公園の片隅に眠るあなたは【谷公園】
先日、旧筑肥線を辿っていましたところ、休憩に偶然立ち寄ったのが【谷公園】です。
【旧筑肥線】のお話はこちら!
梅光園緑地から少し外れた奥のところ。遠くから階段が見えます。
急な階段の下に「谷公園」の案内板。
なんとか階段をのぼると、そこは福岡陸軍墓地でした。
目の前に石灯籠が並んでいます。
読めませんけれど石碑もある。
さらに階段をのぼると
広場があって
その奥には大きな慰霊碑がずらっと立ち並んでいます。荘厳な感じがします。
この公園内には明治維新から太平洋戦争までの戦没者(9千柱もの霊が眠るといわれています)が祀られてあるのだそうです。

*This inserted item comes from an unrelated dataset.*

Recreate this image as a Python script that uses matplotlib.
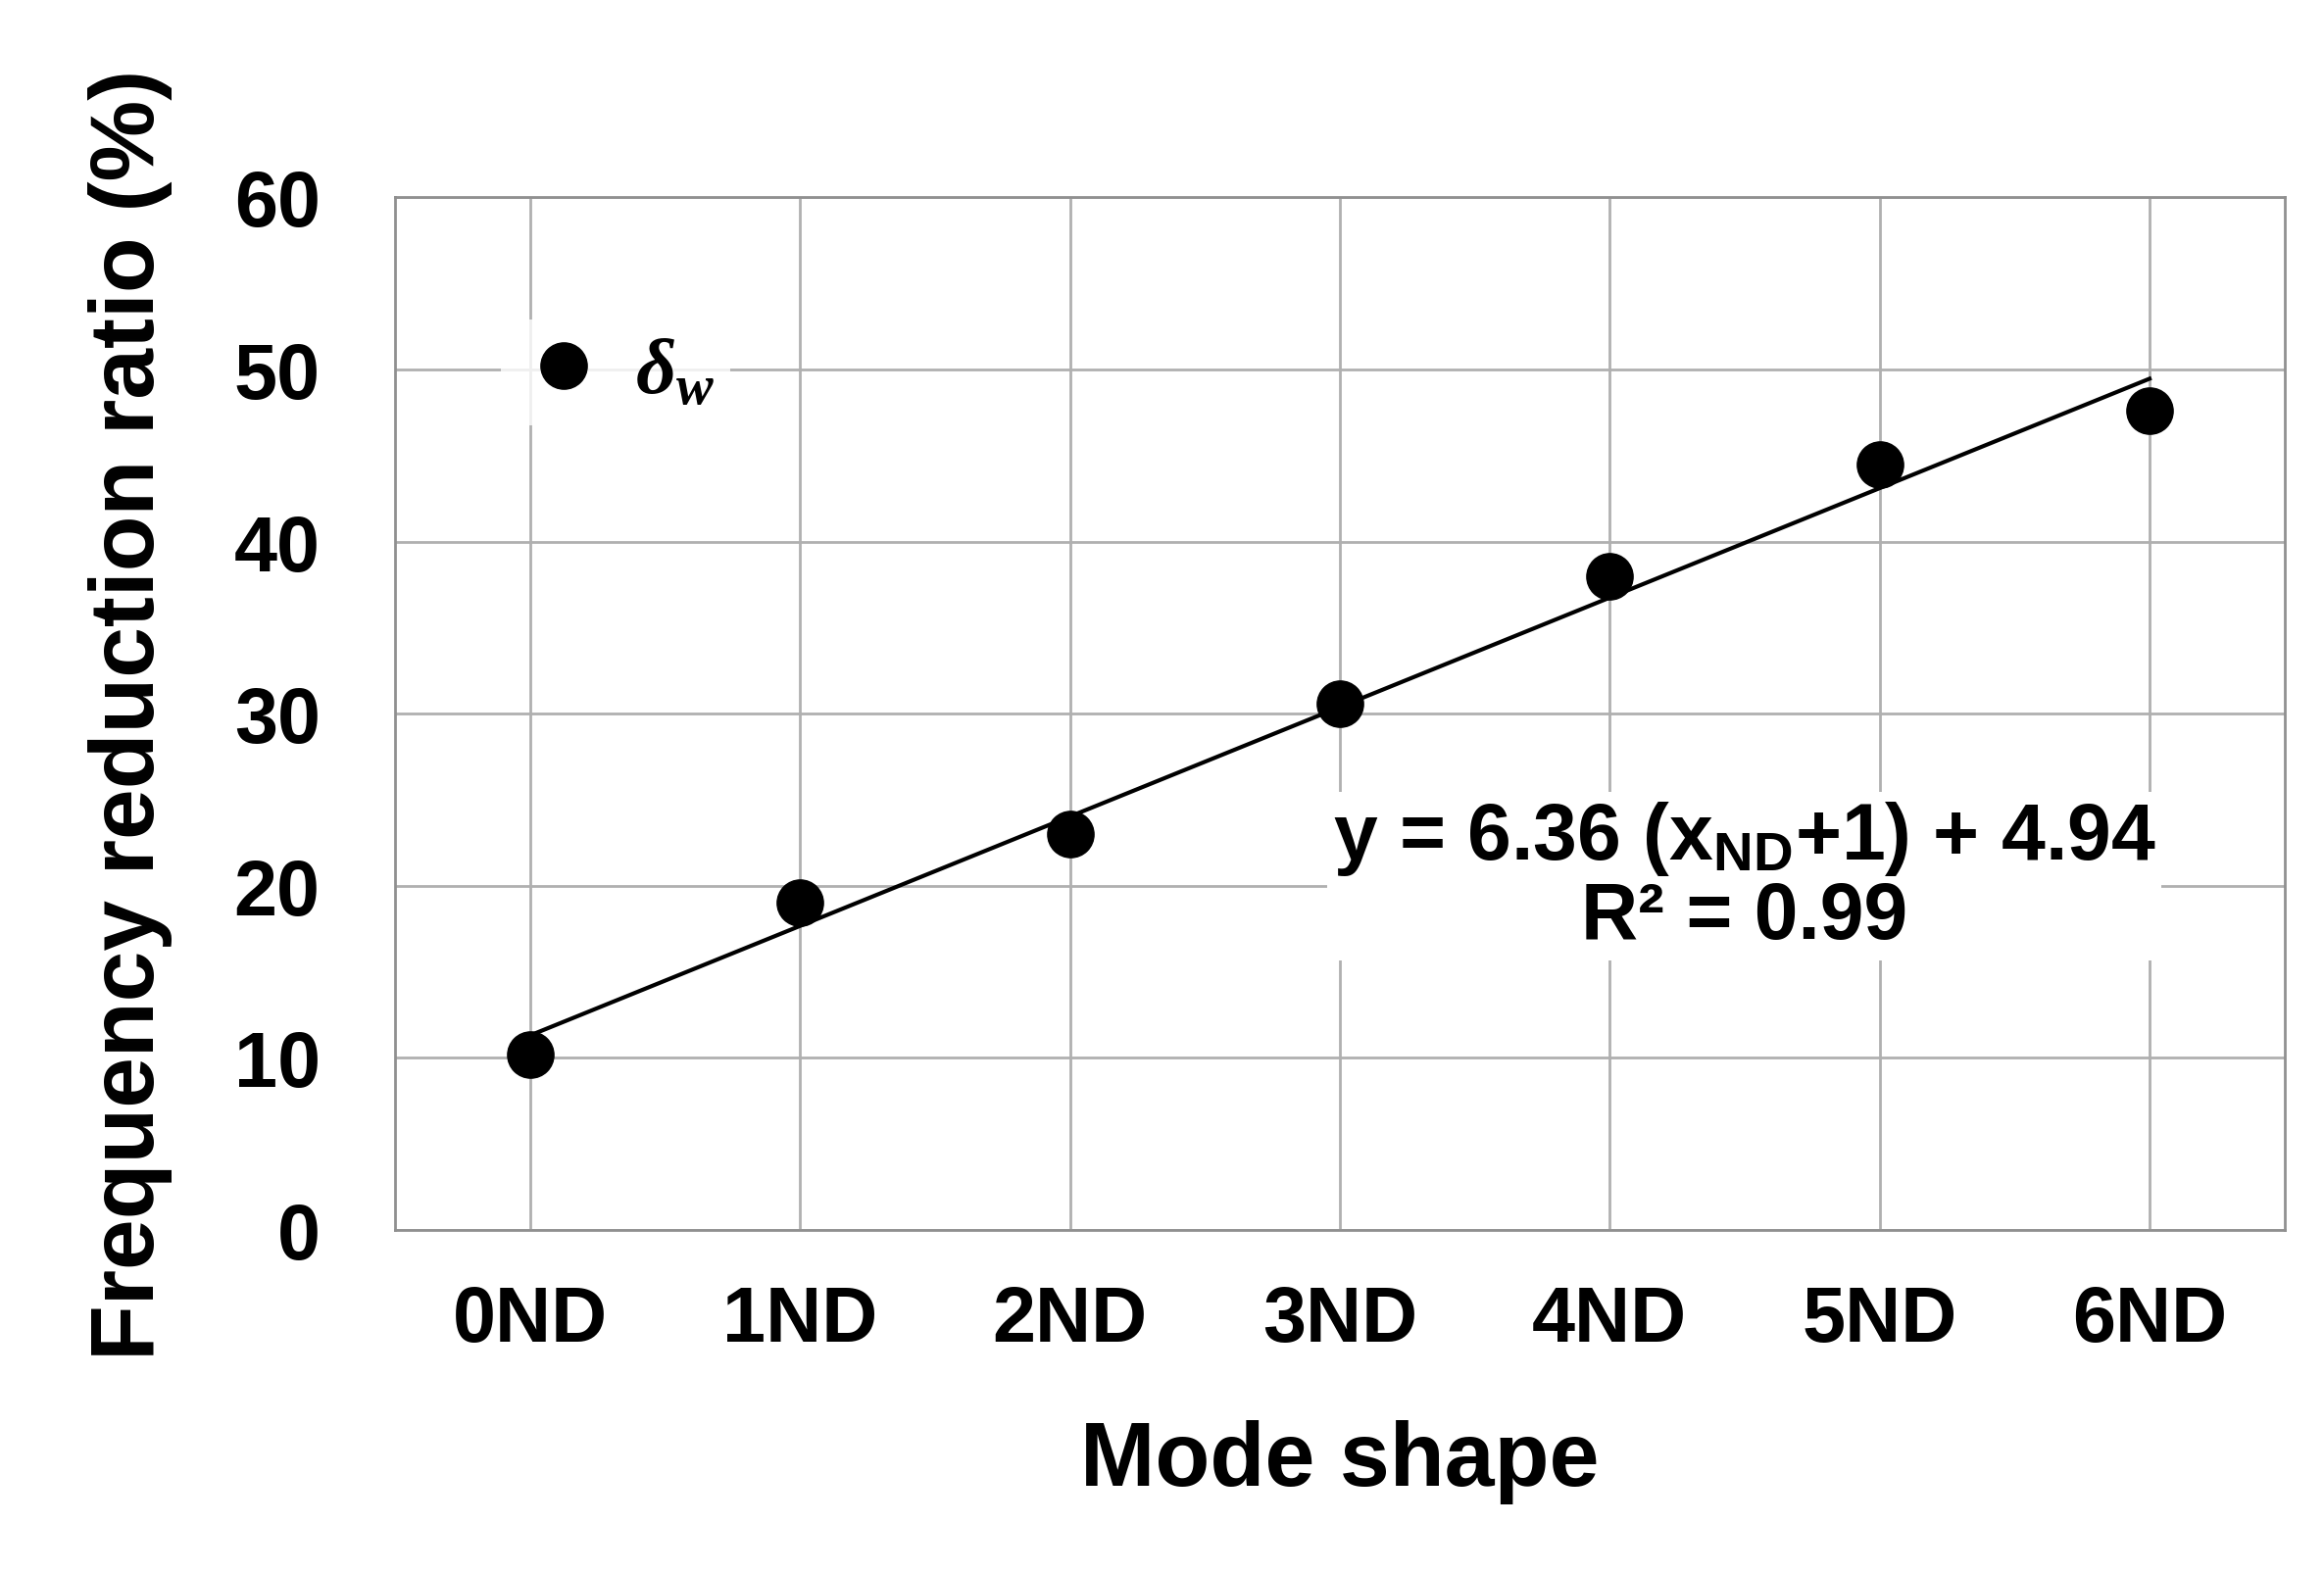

慰霊碑そばの石碑にはこう由来が記されてありました。要約引用です。
『もともとこの地に日清戦役以降の戦病死者等の墓が建てられていた。昭和10年に軍民一体となって那珂川町片縄から巨大な御影石を切り出し、改修統合した。などなど』
いくつか慰霊碑を見ていくことにします。
こちらは『ビルマ・タイ 拉孟雲南地区戦没者之碑』と記されています。
『明治維新志士之墓』
『満洲及上海事変戰病死者合同碑』
『ガ島戦士之碑』
ガ島というのはガダルカナル島のこと。
大きな慰霊碑とは別に、個人のお墓もいくつか。
2005年の福岡西方沖地震で、公園内の墓石もずいぶんと被害を受けたのだそう。
有志の方のご協力によって、今日もきれいに整備された公園内を散策できますが、以前には放置されていたり色々と紆余曲折があったのだとか。
そんなご遺骨の眠る公園の片隅に、二つ並ぶ墓石がありました。
本当に片隅にひっそりと。
ドイツビールが供えられていたので、不思議に思って見てみますと石碑に
『Hier ruhen zwei deutsche tsingtau kämpfer』
と記されています(おそらく)。ざっくり読むと、ここに二人のドイツ兵が安らかに眠る、と。
『tsingtau kämpfer』は調べてみると、『青島の戦い』のこと。
青島は中国山東半島にあり、第一次大戦においてドイツの東アジア拠点のひとつでした。
青島の戦いとはその青島を日本とイギリスの連合軍が攻略したという1914年に起こった戦いです。
左には『独逸國海軍一等砲兵ハインリッヒ・ヴェルター』
右には『独逸國海軍歩兵軍曹フランク・ルーチェック(独語で読むとこっちっぽいです)』
とあります。
ドイツ兵の方ということは捕虜として福岡に連れてこられたのでしょう。
ウィキペディアの情報ですが、青島の戦いの項にこうあります。要約引用です。
『多くのドイツ兵捕虜は日本の12か所の捕虜収容所に移送された。1919年のベルサイユ条約発効まで続いた。トラブルも生じたが、多くの収容所では地元民との交流があり、残留する俘虜も現れた。』
そしてそれに付随して
『ドイツパン、ドイツ菓子、楽器演奏、鉄棒体操等が広められた』
青島の戦いは1914年の10月から11月まで。
お二人が亡くなられたのは1915年と1918年です。
ご存命の間、お二人が福岡でどう過ごされたかは分かりません。
言葉の通じない異国の地。失意のうちに眠る。
それはたとえどこの国であっても大変辛いこと。
今まで100年そしてこれからもずっとこの公園の片隅で。
お名前で検索すると、ドイツ語ですが青島の戦いに関する詳細なサイトがございました。
★公園内に駐車場や自転車を止めるスペースはございませんので、ご注意ください。